David Rose Confusing 'Inner Speech' With How The Grammar Construes Projection

At 15:42 on 13/2/14, David Rose wrote to sys-func:
Vygotsky tells that we think in 'inner speech', that develops from children thinking aloud… 'Egocentric speech, splintered off from general social speech, in time leads to inner speech, which serves both autistic and logical thinking.'
Vygotsky rejects the notion that thought is wordless... 'thought is born through words. A word devoid of thought is a dead thing; and a thought unembodied in words remains a shadow.' 
He even outlines the structural characteristics of inner speech... 'With syntax and sound reduced to a minimum, meaning is more than ever in the forefront. Inner speech works with semantics, not phonetics.' 
An SFL interpretation of this could be that inner speech is primarily lexical, less interpersonalised and less textualised than articulated 'social speech'. This seems consistent with my own introspective impressions.

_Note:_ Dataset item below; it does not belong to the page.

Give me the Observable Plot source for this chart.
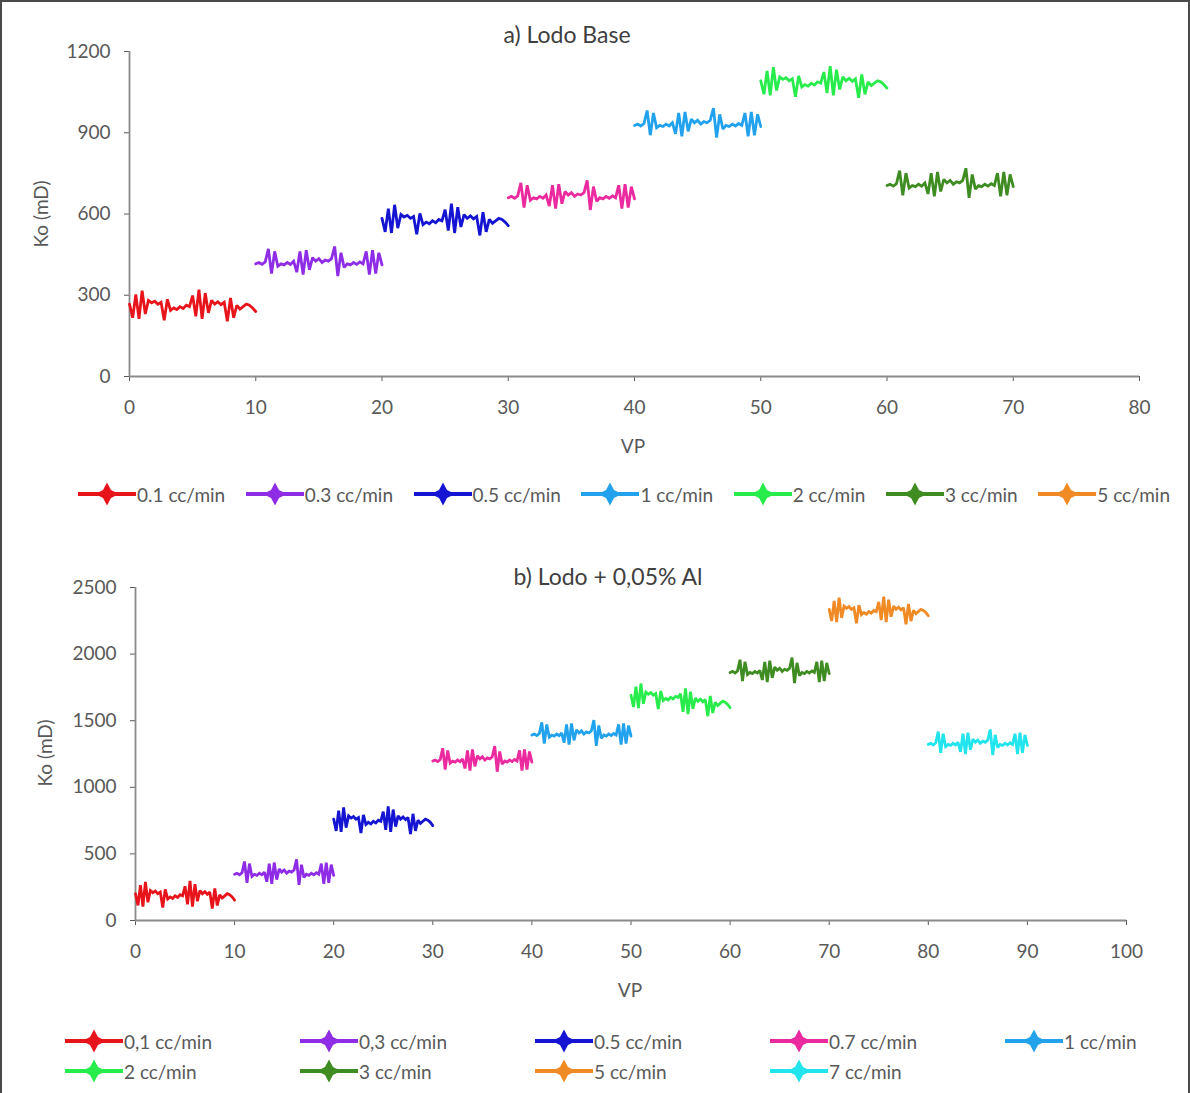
<!DOCTYPE html>
<html><head><meta charset="utf-8">
<script src="https://cdn.jsdelivr.net/npm/d3@7"></script>
<script src="https://cdn.jsdelivr.net/npm/@observablehq/plot@0.6"></script>
<style>
body{margin:0;background:#fff;}
#root{position:relative;width:1190px;height:1093px;overflow:hidden;font-family:Lato,"Open Sans",sans-serif;color:#404040;background:#fff;}
#frame{position:absolute;left:0;top:0;width:1190px;height:1093px;box-sizing:border-box;border:2px solid #4a4a4a;border-bottom:none;pointer-events:none;}
.abs{position:absolute;white-space:nowrap;}
.title{font-size:23px;transform:translate(-50%,-50%);color:#404040;}
.axlab{font-size:19px;transform:translate(-50%,-50%);color:#595959;}
.ylab{font-size:19px;transform:translate(-50%,-50%) rotate(-90deg);color:#595959;}
.legA{display:flex;justify-content:space-between;align-items:center;}
.legB{display:grid;grid-template-columns:repeat(5,235px);grid-auto-rows:30px;align-items:center;}
.item{display:flex;align-items:center;gap:1px;font-size:19px;color:#595959;}
.plot{position:absolute;left:0;}
</style>
</head><body>
<div id="root"></div>
<script>
const xStep = 0.25;

// ---------- Panel a) Lodo Base ----------
const aNames = ["0.1 cc/min","0.3 cc/min","0.5 cc/min","1 cc/min","2 cc/min","3 cc/min","5 cc/min"];
const aColors = ["#e8141c","#8e2ce6","#1414d2","#22a2ec","#27ec4c","#3f8c22","#f08a24"];
const aStarts = [0,10,20,30,40,50,60];
const aLineNames = ["0.1 cc/min","0.3 cc/min","0.5 cc/min","0.7 cc/min","1 cc/min","2 cc/min","3 cc/min"];
const aLineColors = ["#e8141c","#8e2ce6","#1414d2","#ea2a9e","#22a2ec","#27ec4c","#3f8c22"];
const a01 = [267,217,303,213,317,231,281,272,278,267,274,208,285,244,253,247,258,251,263,258,299,222,321,213,308,235,281,267,276,265,274,204,290,217,263,249,258,267,263,253,240];
const a03 = [416,421,414,423,471,380,462,407,416,412,421,414,426,385,462,376,466,394,439,426,435,421,430,426,435,480,371,457,403,416,412,421,414,423,416,462,376,466,380,457,412];
const a05 = [584,534,620,530,634,548,598,589,595,584,591,525,602,561,570,564,575,568,580,575,616,539,638,530,625,552,598,584,593,582,591,521,607,534,580,566,575,584,580,570,557];
const a07 = [660,665,658,667,715,624,706,651,660,656,665,658,670,629,706,620,710,638,683,670,679,665,674,670,679,724,615,701,647,660,656,665,658,667,660,706,620,710,624,701,656];
const a1  = [927,932,925,934,982,891,973,918,927,923,932,925,937,896,973,887,977,905,950,937,946,932,941,937,946,991,882,968,914,927,923,932,925,934,927,973,887,977,891,968,923];
const a2  = [1092,1042,1128,1038,1142,1056,1106,1097,1103,1092,1099,1033,1110,1069,1078,1072,1083,1076,1088,1083,1124,1047,1146,1038,1133,1060,1106,1092,1101,1090,1099,1029,1115,1042,1088,1074,1083,1092,1088,1078,1065];
const a3  = [705,710,703,712,760,669,751,696,705,701,710,703,715,674,751,665,755,683,728,715,724,710,719,715,724,769,660,746,692,705,701,710,703,712,705,751,665,755,669,746,701];
const aSeries = [a01,a03,a05,a07,a1,a2,a3];
const aXTicks = [0,10,20,30,40,50,60,70,80];
const aYTicks = [0,300,600,900,1200];

// ---------- Panel b) Lodo + 0,05% Al ----------
const bNames = ["0,1 cc/min","0,3 cc/min","0.5 cc/min","0.7 cc/min","1 cc/min","2 cc/min","3 cc/min","5 cc/min","7 cc/min"];
const bColors = ["#e8141c","#8e2ce6","#1414d2","#ea2a9e","#22a2ec","#27ec4c","#3f8c22","#f08a24","#22e4ec"];
const bStarts = [0,10,20,30,40,50,60,70,80];
const b01 = [201,113,265,105,289,137,225,209,221,201,213,97,233,161,177,165,185,173,193,185,257,121,297,105,273,145,225,201,217,197,213,89,241,113,193,169,185,201,193,177,153];
const b03 = [347,355,343,359,443,283,427,331,347,339,355,343,363,291,427,275,435,307,387,363,379,355,371,363,379,459,267,419,323,347,339,355,343,359,347,427,275,435,283,419,339];
const b05 = [761,673,825,665,849,697,785,769,781,761,773,657,793,721,737,725,745,733,753,745,817,681,857,665,833,705,785,761,777,757,773,649,801,673,753,729,745,761,753,737,713];
const b07 = [1197,1205,1193,1209,1293,1133,1277,1181,1197,1189,1205,1193,1213,1141,1277,1125,1285,1157,1237,1213,1229,1205,1221,1213,1229,1309,1117,1269,1173,1197,1189,1205,1193,1209,1197,1277,1125,1285,1133,1269,1189];
const b1  = [1392,1400,1388,1404,1488,1328,1472,1376,1392,1384,1400,1388,1408,1336,1472,1320,1480,1352,1432,1408,1424,1400,1416,1408,1424,1504,1312,1464,1368,1392,1384,1400,1388,1404,1392,1472,1320,1480,1328,1464,1384];
const b2  = [1691,1603,1755,1595,1779,1627,1715,1699,1711,1691,1703,1587,1723,1651,1667,1655,1675,1663,1683,1675,1702,1566,1742,1550,1718,1590,1670,1646,1662,1642,1658,1534,1686,1558,1638,1614,1630,1646,1638,1622,1598];
const b3  = [1862,1870,1858,1874,1958,1798,1942,1846,1862,1854,1870,1858,1878,1806,1942,1790,1950,1822,1902,1878,1894,1870,1886,1878,1894,1974,1782,1934,1838,1862,1854,1870,1858,1874,1862,1942,1790,1950,1798,1934,1854];
const b5  = [2336,2248,2400,2240,2424,2272,2360,2344,2356,2336,2348,2232,2368,2296,2312,2300,2320,2308,2328,2320,2392,2256,2432,2240,2408,2280,2360,2336,2352,2332,2348,2224,2376,2248,2328,2304,2320,2336,2328,2312,2288];
const b7  = [1322,1330,1318,1334,1418,1258,1402,1306,1322,1314,1330,1318,1338,1266,1402,1250,1410,1282,1362,1338,1354,1330,1346,1338,1354,1434,1242,1394,1298,1322,1314,1330,1318,1334,1322,1402,1250,1410,1258,1394,1314];
const bSeries = [b01,b03,b05,b07,b1,b2,b3,b5,b7];
const bXTicks = [0,10,20,30,40,50,60,70,80,90,100];
const bYTicks = [0,500,1000,1500,2000,2500];

const root = document.getElementById("root");

function toRows(series, names, starts) {
  const rows = [];
  series.forEach((vals, k) => vals.forEach((v, i) => rows.push({vp: starts[k] + i * xStep, ko: v, s: names[k]})));
  return rows;
}

function panel(opts) {
  const rows = toRows(opts.series, opts.names, opts.starts);
  const p = Plot.plot({
    width: 1190, height: opts.height,
    marginLeft: opts.ml, marginRight: opts.mr, marginTop: opts.mt, marginBottom: opts.mb,
    style: {fontFamily: "Lato, sans-serif", fontSize: "19px", color: "#595959", background: "transparent", overflow: "visible"},
    x: {domain: opts.xDomain},
    y: {domain: opts.yDomain},
    color: {domain: opts.names, range: opts.colors},
    marks: [
      Plot.axisX({ticks: opts.xTicks, tickSize: 5, tickPadding: 19, label: null, color: "#595959", tickFormat: d => String(d)}),
      Plot.axisY({ticks: opts.yTicks, tickSize: 5, tickPadding: 14, label: null, color: "#595959", tickFormat: d => String(d)}),
      Plot.ruleX([0], {stroke: "#8a8a8a", strokeWidth: 1.8}),
      Plot.ruleY([0], {stroke: "#8a8a8a", strokeWidth: 1.8}),
      Plot.line(rows, {x: "vp", y: "ko", z: "s", stroke: "s", strokeWidth: 2.8, strokeLinejoin: "miter", strokeMiterlimit: 2})
    ]
  });
  p.classList.add("plot");
  p.style.top = opts.top + "px";
  root.appendChild(p);
}

panel({series: aSeries, names: aLineNames, colors: aLineColors, starts: aStarts, top: 0, height: 460,
  ml: 129, mr: 51, mt: 51, mb: 84, xDomain: [0,80], yDomain: [0,1200], xTicks: aXTicks, yTicks: aYTicks});
panel({series: bSeries, names: bNames, colors: bColors, starts: bStarts, top: 540, height: 480,
  ml: 135, mr: 64, mt: 47, mb: 100, xDomain: [0,100], yDomain: [0,2500], xTicks: bXTicks, yTicks: bYTicks});

function addText(cls, text, x, y) {
  const d = document.createElement("div");
  d.className = "abs " + cls;
  d.style.left = x + "px"; d.style.top = y + "px";
  d.textContent = text;
  root.appendChild(d);
}
addText("title", "a) Lodo Base", 567, 34);
addText("title", "b) Lodo + 0,05% Al", 608, 576);
addText("axlab", "VP", 633, 445);
addText("axlab", "VP", 630, 989);
addText("ylab", "Ko (mD)", 40, 214);
addText("ylab", "Ko (mD)", 44, 753);

function marker(color) {
  return `<svg width="58" height="26" viewBox="0 0 58 26"><line x1="0" y1="13" x2="58" y2="13" stroke="${color}" stroke-width="4"/>` +
    `<polygon points="29,1.5 33,9 41,13 33,17 29,24.5 25,17 17,13 25,9" fill="${color}"/></svg>`;
}
function legend(cls, names, colors, x, y, w) {
  const d = document.createElement("div");
  d.className = "abs " + cls;
  d.style.left = x + "px"; d.style.top = y + "px";
  if (w) d.style.width = w + "px";
  names.forEach((n, i) => {
    const it = document.createElement("div");
    it.className = "item";
    it.innerHTML = marker(colors[i]) + `<span>${n}</span>`;
    d.appendChild(it);
  });
  root.appendChild(d);
}
legend("legA", aNames, aColors, 78, 481, 1092);
legend("legB", bNames, bColors, 65, 1026, null);

const fr = document.createElement("div"); fr.id = "frame"; root.appendChild(fr);
</script>
</body></html>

Is it with yours? 
Now grammatically, reported ideas are obviously at once wordings and meanings, as are quoted locutions, but the latter quote articulated speech, while the former report inner speech. 
Perhaps when we are consciously writing, we might get the impression that 'a phenomenon of experience is construed first as a meaning and then in turn as a wording', but in spontaneous speech - inner or outer - meanings and wordings are simultaneous (one and the same thing)
Again may I ask if anyone can suggest evidence from the grammar that shows otherwise?

Blogger Comments:

[1] Grammatically, reported ideas are presented as meanings, since how the meanings are actually worded is not presented; whereas quoted locutions are presented as wordings: those used to realise meanings.

[2] On the stratification model, meanings and wordings, semantics and lexicogrammar, are not 'the same thing' but two angles on 'the same thing', differing in terms of level of symbolic abstraction.